- Recorded data:
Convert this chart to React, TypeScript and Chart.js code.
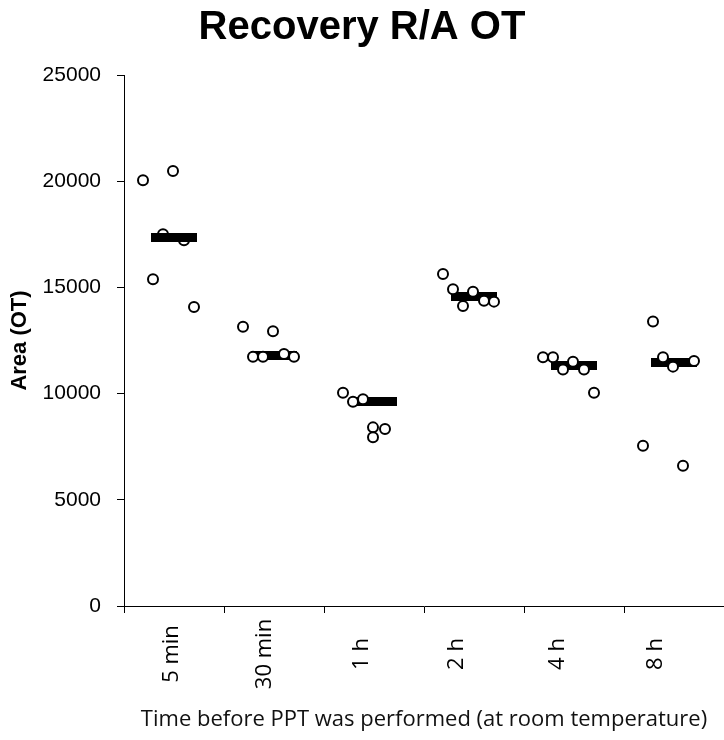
import React, { useEffect, useRef } from 'react';
import { Chart, registerables } from 'chart.js';

Chart.register(...registerables);

// ---- data ----
const CATEGORIES = ['5 min', '30 min', '1 h', '2 h', '4 h', '8 h'];

const VALUES_5MIN = [20050, 15380, 17500, 20480, 17220, 14080];
const VALUES_30MIN = [13150, 11740, 11740, 12930, 11860, 11740];
const VALUES_1H = [10040, 9620, 9730, 8410, 8330, 7940];
const VALUES_2H = [15630, 14910, 14120, 14800, 14370, 14330];
const VALUES_4H = [11710, 11710, 11140, 11500, 11140, 10040];
const VALUES_8H = [7550, 13390, 11710, 11270, 6600, 11540];

// horizontal jitter of each point inside its category (category units)
const JITTER_5MIN = [0.19, 0.29, 0.39, 0.49, 0.6, 0.7];
const JITTER_30MIN = [0.19, 0.29, 0.39, 0.49, 0.6, 0.7];
const JITTER_1H = [0.19, 0.29, 0.39, 0.49, 0.61, 0.49];
const JITTER_2H = [0.19, 0.29, 0.39, 0.49, 0.6, 0.7];
const JITTER_4H = [0.19, 0.29, 0.39, 0.49, 0.6, 0.7];
const JITTER_8H = [0.19, 0.29, 0.39, 0.49, 0.59, 0.7];

const MEDIANS = [17340, 11780, 9620, 14590, 11330, 11450];
const MEDIAN_POS = 0.495;

const Y_MIN = 0;
const Y_MAX = 25000;
const Y_STEP = 5000;

const TITLE = 'Recovery R/A OT';
const Y_TITLE = 'Area (OT)';
const X_TITLE = 'Time before PPT was performed (at room temperature)';

// ---- layout / style constants ----
const LABEL_DX = [-2, -9, -12, -17, -16, -18];
const LABEL_CENTER_BELOW_AXIS = 48;
const SANS = '"Liberation Sans", Arial, sans-serif';
const UI = '"Open Sans", "Noto Sans", sans-serif';

const GROUPS = [VALUES_5MIN, VALUES_30MIN, VALUES_1H, VALUES_2H, VALUES_4H, VALUES_8H];
const JITTERS = [JITTER_5MIN, JITTER_30MIN, JITTER_1H, JITTER_2H, JITTER_4H, JITTER_8H];

export default function App() {
  const ref = useRef<HTMLCanvasElement | null>(null);

  useEffect(() => {
    const canvas = ref.current;
    if (!canvas) return;

    const bar = document.createElement('canvas');
    bar.width = 46;
    bar.height = 9;
    const bctx = bar.getContext('2d');
    if (bctx) {
      bctx.fillStyle = '#000';
      bctx.fillRect(0, 0, 46, 9);
    }

    const points: { x: number; y: number }[] = [];
    GROUPS.forEach((vals, i) => {
      vals.forEach((v, j) => points.push({ x: i + JITTERS[i][j], y: v }));
    });
    const medianPts = MEDIANS.map((m, i) => ({ x: i + MEDIAN_POS, y: m }));
    const medianFront = medianPts.filter((_, i) => i === 0);
    const medianBack = medianPts.filter((_, i) => i !== 0);

    const catLabels = {
      id: 'catLabels',
      afterDraw(chart: any) {
        const xs = chart.scales.x;
        const c = chart.ctx;
        c.save();
        c.font = `22px ${UI}`;
        c.fillStyle = '#000';
        c.textAlign = 'center';
        c.textBaseline = 'middle';
        const y = chart.chartArea.bottom + LABEL_CENTER_BELOW_AXIS;
        CATEGORIES.forEach((label, i) => {
          const x = xs.getPixelForValue(i + 0.5) + LABEL_DX[i];
          c.save();
          c.translate(x, y);
          c.rotate(-Math.PI / 2);
          c.fillText(label, 0, 0);
          c.restore();
        });
        c.restore();
      },
    };

    const chart = new Chart(canvas, {
      type: 'scatter',
      data: {
        datasets: [
          {
            label: 'median-front',
            data: medianFront,
            pointStyle: bar as any,
            pointRadius: 5,
            order: 0,
          },
          {
            label: 'values',
            data: points,
            pointStyle: 'circle',
            pointRadius: 5,
            pointBorderWidth: 2,
            borderColor: '#000',
            backgroundColor: '#fff',
            pointBackgroundColor: '#fff',
            pointBorderColor: '#000',
            order: 1,
          },
          {
            label: 'median-back',
            data: medianBack,
            pointStyle: bar as any,
            pointRadius: 5,
            order: 2,
          },
        ],
      },
      options: {
        animation: false,
        responsive: true,
        maintainAspectRatio: false,
        events: [],
        layout: { padding: 0, autoPadding: false },
        plugins: {
          legend: { display: false },
          tooltip: { enabled: false },
          title: {
            display: true,
            text: TITLE,
            color: '#000',
            font: { family: SANS, size: 40, weight: 'bold' },
            padding: { top: 4, bottom: 23 },
          },
        },
        scales: {
          x: {
            type: 'linear',
            min: 0,
            max: CATEGORIES.length,
            afterFit: (s: any) => {
              s.height = 134;
            },
            ticks: { display: false, stepSize: 1 },
            grid: {
              drawOnChartArea: false,
              drawTicks: true,
              tickLength: 7,
              color: '#000',
              lineWidth: 1,
            },
            border: { display: true, color: '#000', width: 1 },
            title: {
              display: true,
              text: X_TITLE,
              color: '#111',
              font: { family: UI, size: 22 },
              padding: { top: 0, bottom: 7 },
            },
          },
          y: {
            type: 'linear',
            min: Y_MIN,
            max: Y_MAX,
            afterFit: (s: any) => {
              s.width = 124;
            },
            ticks: {
              stepSize: Y_STEP,
              color: '#000',
              padding: 16,
              font: { family: SANS, size: 21 },
              callback: (v: any) => String(v),
            },
            grid: {
              drawOnChartArea: false,
              drawTicks: true,
              tickLength: 7,
              color: '#000',
              lineWidth: 1,
            },
            border: { display: true, color: '#000', width: 1 },
            title: {
              display: true,
              text: Y_TITLE,
              color: '#000',
              font: { family: SANS, size: 22, weight: 'bold' },
              padding: { top: 7, bottom: 0 },
            },
          },
        },
      },
      plugins: [catLabels],
    });

    return () => {
      chart.destroy();
    };
  }, []);

  return (
    <div style={{ position: 'absolute', left: 0, top: 0, width: 724, height: 740 }}>
      <canvas ref={ref} />
    </div>
  );
}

- Directions: Without the pictures, repeat the listing above exactly.

- Final result:
Convert this chart to React, TypeScript and Chart.js code.
import React, { useEffect, useRef } from 'react';
import { Chart, registerables } from 'chart.js';

Chart.register(...registerables);

// ---- data ----
const CATEGORIES = ['5 min', '30 min', '1 h', '2 h', '4 h', '8 h'];

const VALUES_5MIN = [20050, 15380, 17500, 20480, 17220, 14080];
const VALUES_30MIN = [13150, 11740, 11740, 12930, 11860, 11740];
const VALUES_1H = [10040, 9620, 9730, 8410, 8330, 7940];
const VALUES_2H = [15630, 14910, 14120, 14800, 14370, 14330];
const VALUES_4H = [11710, 11710, 11140, 11500, 11140, 10040];
const VALUES_8H = [7550, 13390, 11710, 11270, 6600, 11540];

// horizontal jitter of each point inside its category (category units)
const JITTER_5MIN = [0.19, 0.29, 0.39, 0.49, 0.6, 0.7];
const JITTER_30MIN = [0.19, 0.29, 0.39, 0.49, 0.6, 0.7];
const JITTER_1H = [0.19, 0.29, 0.39, 0.49, 0.61, 0.49];
const JITTER_2H = [0.19, 0.29, 0.39, 0.49, 0.6, 0.7];
const JITTER_4H = [0.19, 0.29, 0.39, 0.49, 0.6, 0.7];
const JITTER_8H = [0.19, 0.29, 0.39, 0.49, 0.59, 0.7];

const MEDIANS = [17340, 11780, 9620, 14590, 11330, 11450];
const MEDIAN_POS = 0.495;

const Y_MIN = 0;
const Y_MAX = 25000;
const Y_STEP = 5000;

const TITLE = 'Recovery R/A OT';
const Y_TITLE = 'Area (OT)';
const X_TITLE = 'Time before PPT was performed (at room temperature)';

// ---- layout / style constants ----
const LABEL_DX = [-2, -9, -12, -17, -16, -18];
const LABEL_CENTER_BELOW_AXIS = 48;
const SANS = '"Liberation Sans", Arial, sans-serif';
const UI = '"Open Sans", "Noto Sans", sans-serif';

const GROUPS = [VALUES_5MIN, VALUES_30MIN, VALUES_1H, VALUES_2H, VALUES_4H, VALUES_8H];
const JITTERS = [JITTER_5MIN, JITTER_30MIN, JITTER_1H, JITTER_2H, JITTER_4H, JITTER_8H];

export default function App() {
  const ref = useRef<HTMLCanvasElement | null>(null);

  useEffect(() => {
    const canvas = ref.current;
    if (!canvas) return;

    const bar = document.createElement('canvas');
    bar.width = 46;
    bar.height = 9;
    const bctx = bar.getContext('2d');
    if (bctx) {
      bctx.fillStyle = '#000';
      bctx.fillRect(0, 0, 46, 9);
    }

    const points: { x: number; y: number }[] = [];
    GROUPS.forEach((vals, i) => {
      vals.forEach((v, j) => points.push({ x: i + JITTERS[i][j], y: v }));
    });
    const medianPts = MEDIANS.map((m, i) => ({ x: i + MEDIAN_POS, y: m }));
    const medianFront = medianPts.filter((_, i) => i === 0);
    const medianBack = medianPts.filter((_, i) => i !== 0);

    const catLabels = {
      id: 'catLabels',
      afterDraw(chart: any) {
        const xs = chart.scales.x;
        const c = chart.ctx;
        c.save();
        c.font = `22px ${UI}`;
        c.fillStyle = '#000';
        c.textAlign = 'center';
        c.textBaseline = 'middle';
        const y = chart.chartArea.bottom + LABEL_CENTER_BELOW_AXIS;
        CATEGORIES.forEach((label, i) => {
          const x = xs.getPixelForValue(i + 0.5) + LABEL_DX[i];
          c.save();
          c.translate(x, y);
          c.rotate(-Math.PI / 2);
          c.fillText(label, 0, 0);
          c.restore();
        });
        c.restore();
      },
    };

    const chart = new Chart(canvas, {
      type: 'scatter',
      data: {
        datasets: [
          {
            label: 'median-front',
            data: medianFront,
            pointStyle: bar as any,
            pointRadius: 5,
            order: 0,
          },
          {
            label: 'values',
            data: points,
            pointStyle: 'circle',
            pointRadius: 5,
            pointBorderWidth: 2,
            borderColor: '#000',
            backgroundColor: '#fff',
            pointBackgroundColor: '#fff',
            pointBorderColor: '#000',
            order: 1,
          },
          {
            label: 'median-back',
            data: medianBack,
            pointStyle: bar as any,
            pointRadius: 5,
            order: 2,
          },
        ],
      },
      options: {
        animation: false,
        responsive: true,
        maintainAspectRatio: false,
        events: [],
        layout: { padding: 0, autoPadding: false },
        plugins: {
          legend: { display: false },
          tooltip: { enabled: false },
          title: {
            display: true,
            text: TITLE,
            color: '#000',
            font: { family: SANS, size: 40, weight: 'bold' },
            padding: { top: 4, bottom: 23 },
          },
        },
        scales: {
          x: {
            type: 'linear',
            min: 0,
            max: CATEGORIES.length,
            afterFit: (s: any) => {
              s.height = 134;
            },
            ticks: { display: false, stepSize: 1 },
            grid: {
              drawOnChartArea: false,
              drawTicks: true,
              tickLength: 7,
              color: '#000',
              lineWidth: 1,
            },
            border: { display: true, color: '#000', width: 1 },
            title: {
              display: true,
              text: X_TITLE,
              color: '#111',
              font: { family: UI, size: 22 },
              padding: { top: 0, bottom: 7 },
            },
          },
          y: {
            type: 'linear',
            min: Y_MIN,
            max: Y_MAX,
            afterFit: (s: any) => {
              s.width = 124;
            },
            ticks: {
              stepSize: Y_STEP,
              color: '#000',
              padding: 16,
              font: { family: SANS, size: 21 },
              callback: (v: any) => String(v),
            },
            grid: {
              drawOnChartArea: false,
              drawTicks: true,
              tickLength: 7,
              color: '#000',
              lineWidth: 1,
            },
            border: { display: true, color: '#000', width: 1 },
            title: {
              display: true,
              text: Y_TITLE,
              color: '#000',
              font: { family: SANS, size: 22, weight: 'bold' },
              padding: { top: 7, bottom: 0 },
            },
          },
        },
      },
      plugins: [catLabels],
    });

    return () => {
      chart.destroy();
    };
  }, []);

  return (
    <div style={{ position: 'absolute', left: 0, top: 0, width: 724, height: 740 }}>
      <canvas ref={ref} />
    </div>
  );
}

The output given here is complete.